A few character-related differences can also be seen between the manga and the film. The visual design for Baron, as originally illustrated by Hiiragi in the manga, featured him as a dark gray cat with large blue eyes and long pointed ears, while in the Studio Ghibli version, Baron is orange-and-yellow with smaller green eyes and shorter ears. This design change was carried over from the way Baron was visually portrayed in the film adaptation Whisper of the Heart. Haru's hair was visually longer and darker in Hiiragi's illustrations, although the character Muta retained his general appearance from the manga in the film adaptation.
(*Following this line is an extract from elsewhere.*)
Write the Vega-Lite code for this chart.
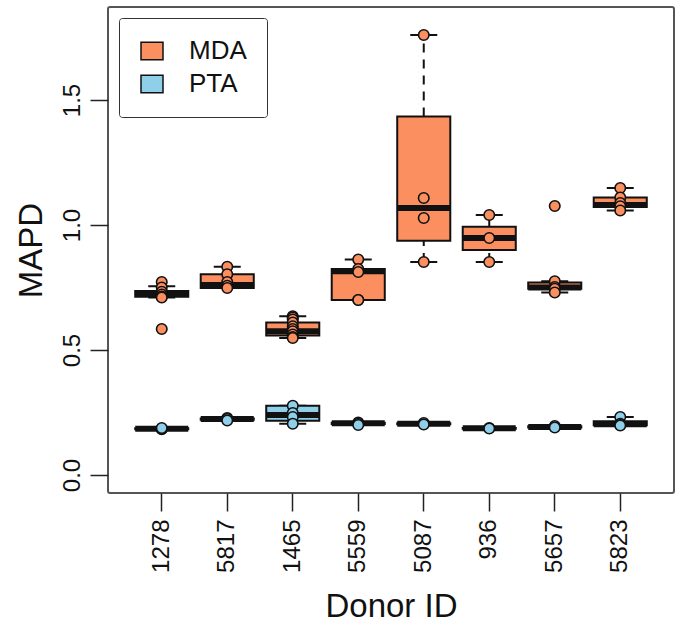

Muta is a side protagonist in both Hiiragi's manga and the film adaptation, while in Whisper of the Heart, he is an antagonistic villain called "Moon". Hiiragi alluded to this in the manga, which was mildly referenced in the film; Muta in the film was said to have been a morbidly obese cat who ate every fish in the kingdom as rogue outlaw "Renaldo Moon", a fact he uses to frighten the Cat Kingdom into leaving Haru alone so she can escape.